> RECORD SET
:::

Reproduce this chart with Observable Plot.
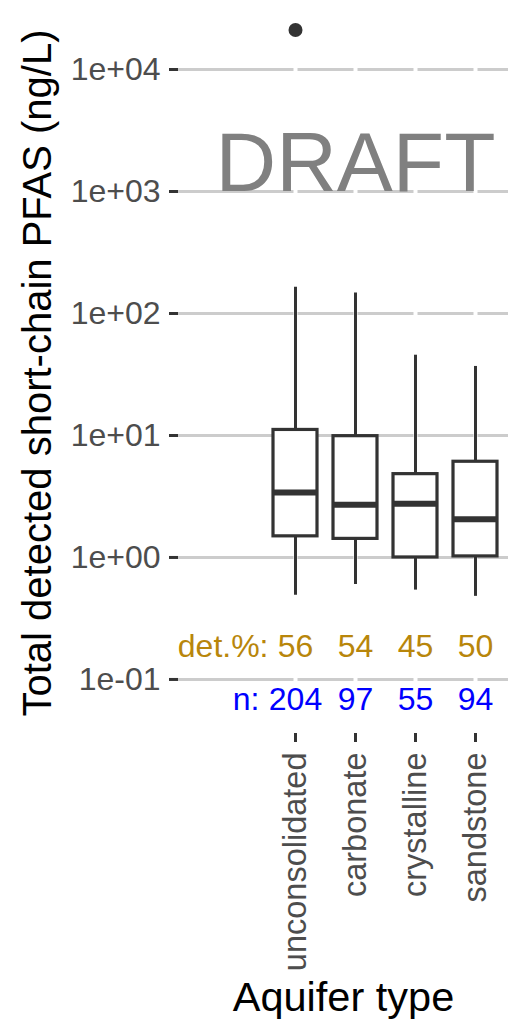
<!DOCTYPE html>
<html><head><meta charset="utf-8">
<script src="https://cdn.jsdelivr.net/npm/d3@7"></script>
<script src="https://cdn.jsdelivr.net/npm/@observablehq/plot@0.6"></script>
<style>
html,body{margin:0;padding:0;background:#fff;}
#chart svg{display:block;}
</style></head><body><div id="chart"></div>
<script>
// ---- data ----
const aquifers = ["unconsolidated", "carbonate", "crystalline", "sandstone"];
const whiskerLow  = [0.49, 0.60, 0.54, 0.48];
const q1          = [1.49, 1.42, 1.00, 1.02];
const median      = [3.41, 2.70, 2.76, 2.06];
const q3          = [11.1, 9.87, 4.82, 6.09];
const whiskerHigh = [164, 147, 45.5, 36.8];
const outlierAquifer = ["unconsolidated"];
const outlierValue   = [21100];
const detPct   = [56, 54, 45, 50];
const nSamples = [204, 97, 55, 94];
const detLabelY = 0.185;
const nLabelY   = 0.068;
const yTickValues = [1e4, 1e3, 1e2, 1e1, 1e0, 1e-1];
const yTickLabels = ["1e+04", "1e+03", "1e+02", "1e+01", "1e+00", "1e-01"];
const yTitle = "Total detected short-chain PFAS (ng/L)";
const xTitle = "Aquifer type";
const draftText = ["DRAFT"];
const draftAquifer = "carbonate";
const draftValue = 1680;

// ---- tables built from the arrays ----
const boxes = aquifers.map((a, i) => ({aquifer: a, lo: whiskerLow[i], q1: q1[i], med: median[i], q3: q3[i], hi: whiskerHigh[i]}));
const outliers = outlierAquifer.map((a, i) => ({aquifer: a, value: outlierValue[i]}));
const labels = aquifers.map((a, i) => ({aquifer: a, det: detPct[i], n: nSamples[i]}));
const tickLabel = new Map(yTickValues.map((v, i) => [v, yTickLabels[i]]));

const ink = "#333333";
const axisText = "#4d4d4d";

const chart = Plot.plot({
  width: 508,
  height: 1020,
  marginLeft: 178,
  marginRight: 0,
  marginTop: 0,
  marginBottom: 287,
  style: {fontFamily: "'Liberation Sans', Arial, sans-serif", fontSize: "32px", color: axisText, background: "#fff", overflow: "visible"},
  x: {type: "band", domain: aquifers, range: [264, 505], paddingInner: 0.27, paddingOuter: 0.135, axis: null},
  y: {type: "log", domain: [Math.pow(10, -1.443), Math.pow(10, 4.5656)], axis: null},
  marks: [
    Plot.gridY(yTickValues, {stroke: "#cccccc", strokeOpacity: 1, strokeWidth: 3}),
    Plot.ruleX(aquifers, {x: d => d, stroke: "#fff", strokeWidth: 4}),
    Plot.axisY(yTickValues, {tickSize: 9, tickPadding: 9, stroke: ink, strokeWidth: 3, fill: axisText, fontSize: 32, tickFormat: v => tickLabel.get(v), label: null}),
    Plot.axisX(aquifers, {tickSize: 9, tickPadding: 10, tickRotate: -90, stroke: ink, strokeWidth: 3, fill: axisText, fontSize: 32.5, label: null}),
    Plot.ruleX(boxes, {x: "aquifer", y1: "lo", y2: "hi", stroke: ink, strokeWidth: 3}),
    Plot.barY(boxes, {x: "aquifer", y1: "q1", y2: "q3", fill: "#fff", stroke: ink, strokeWidth: 3.2}),
    Plot.tickY(boxes, {x: "aquifer", y: "med", stroke: ink, strokeWidth: 6}),
    Plot.dot(outliers, {x: "aquifer", y: "value", r: 7, fill: ink, stroke: null}),
    Plot.text(draftText, {x: () => draftAquifer, y: () => draftValue, text: d => d, fontSize: 84, fill: "#808080", lineAnchor: "middle"}),
    Plot.text(labels, {x: "aquifer", y: () => detLabelY, text: d => String(d.det), fill: "#B8860B", fontSize: 32, lineAnchor: "middle"}),
    Plot.text(labels.slice(0, 1), {x: "aquifer", y: () => detLabelY, text: () => "det.%:", fill: "#B8860B", fontSize: 32, lineAnchor: "middle", textAnchor: "end", dx: -27}),
    Plot.text(labels, {x: "aquifer", y: () => nLabelY, text: d => String(d.n), fill: "#0000FF", fontSize: 32, lineAnchor: "middle"}),
    Plot.text(labels.slice(0, 1), {x: "aquifer", y: () => nLabelY, text: () => "n:", fill: "#0000FF", fontSize: 32, lineAnchor: "middle", textAnchor: "end", dx: -36}),
    Plot.text([yTitle], {frameAnchor: "left", text: d => d, rotate: -90, dx: -140, dy: 6, fontSize: 40, fill: "#000", lineAnchor: "middle", textAnchor: "middle"}),
    Plot.text([xTitle], {frameAnchor: "bottom", text: d => d, dy: 264, fontSize: 41.5, fill: "#000", lineAnchor: "middle", textAnchor: "middle"})
  ]
});
document.getElementById("chart").appendChild(chart);
</script>
</body></html>
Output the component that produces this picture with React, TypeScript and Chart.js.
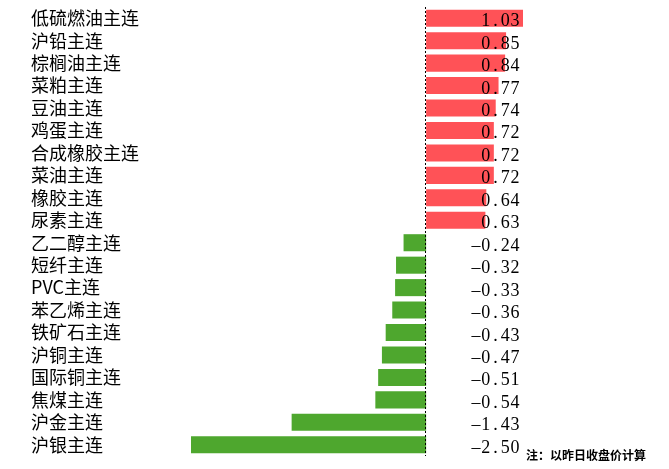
import React, { useEffect, useRef } from "react";
import { Chart, registerables } from "chart.js";

Chart.register(...registerables);

const categories = [
  "低硫燃油主连", "沪铅主连", "棕榈油主连", "菜粕主连", "豆油主连",
  "鸡蛋主连", "合成橡胶主连", "菜油主连", "橡胶主连", "尿素主连",
  "乙二醇主连", "短纤主连", "PVC主连", "苯乙烯主连", "铁矿石主连",
  "沪铜主连", "国际铜主连", "焦煤主连", "沪金主连", "沪银主连",
];
const values = [
  1.03, 0.85, 0.84, 0.77, 0.74, 0.72, 0.72, 0.72, 0.64, 0.63,
  -0.24, -0.32, -0.33, -0.36, -0.43, -0.47, -0.51, -0.54, -1.43, -2.5,
];
const note = "注：以昨日收盘价计算";

const RED = "#FF5257";
const GREEN = "#4EA72E";

export default function App() {
  const ref = useRef<HTMLCanvasElement | null>(null);
  useEffect(() => {
    if (!ref.current) return;
    const overlay = {
      id: "overlay",
      afterDatasetsDraw(chart: any) {
        const { ctx, chartArea, scales } = chart;
        const x0 = scales.x.getPixelForValue(0);
        ctx.save();
        ctx.strokeStyle = "#000";
        ctx.lineWidth = 1;
        ctx.setLineDash([2, 2]);
        ctx.beginPath();
        ctx.moveTo(Math.round(x0) - 0.5, chartArea.top);
        ctx.lineTo(Math.round(x0) - 0.5, chartArea.bottom);
        ctx.stroke();
        ctx.setLineDash([]);
        ctx.fillStyle = "#000";
        ctx.font = "18px 'Liberation Serif', serif";
        ctx.textAlign = "center";
        ctx.textBaseline = "alphabetic";
        const slot = 9.8;
        const right = 520;
        values.forEach((v, i) => {
          const y = scales.y.getPixelForValue(i);
          const s = v.toFixed(2);
          const n = s.length;
          for (let k = 0; k < n; k++) {
            const cx = right - (n - k - 0.5) * slot;
            const ch = s[k] === "-" ? "\u2013" : s[k];
            ctx.fillText(ch, cx, y + 8);
          }
        });
        ctx.restore();
      },
    };
    const chart = new Chart(ref.current, {
      type: "bar",
      data: {
        labels: categories,
        datasets: [
          {
            data: values,
            backgroundColor: values.map((v) => (v >= 0 ? RED : GREEN)),
            barPercentage: 0.76,
            categoryPercentage: 1,
          },
        ],
      },
      options: {
        indexAxis: "y",
        animation: false,
        responsive: false,
        layout: { padding: { left: 31, right: 146, top: 7, bottom: 13 } },
        plugins: {
          legend: { display: false },
          tooltip: { enabled: false },
        },
        scales: {
          x: {
            display: false,
            min: -2.5,
            max: 1.03,
            grid: { display: false },
          },
          y: {
            grid: { display: false },
            border: { display: false },
            afterFit(scale: any) {
              scale.width = 160;
              scale.paddingTop = 0;
              scale.paddingBottom = 0;
            },
            ticks: {
              crossAlign: "far",
              padding: 0,
              color: "#000",
              font: { size: 18, family: "'Noto Sans CJK SC', sans-serif" },
              autoSkip: false,
            },
          },
        },
      },
      plugins: [overlay],
    });
    return () => chart.destroy();
  }, []);
  return (
    <div style={{ position: "fixed", left: 0, top: 0, width: 669, height: 469, background: "#fff" }}>
      <canvas ref={ref} width={669} height={469} style={{ width: 669, height: 469, display: "block" }} />
      <div
        style={{
          position: "absolute",
          left: 526,
          top: 447,
          fontSize: 12,
          fontWeight: "bold",
          fontFamily: "'Noto Sans CJK SC', sans-serif",
          lineHeight: "16px",
          whiteSpace: "nowrap",
          color: "#000",
        }}
      >
        {note}
      </div>
    </div>
  );
}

:::

> TO DO
Take every line from the data above that holds "React" and copy it out.

> SOLUTION FOR THIS EXERCISE
Output the component that produces this picture with React, TypeScript and Chart.js.
import React, { useEffect, useRef } from "react";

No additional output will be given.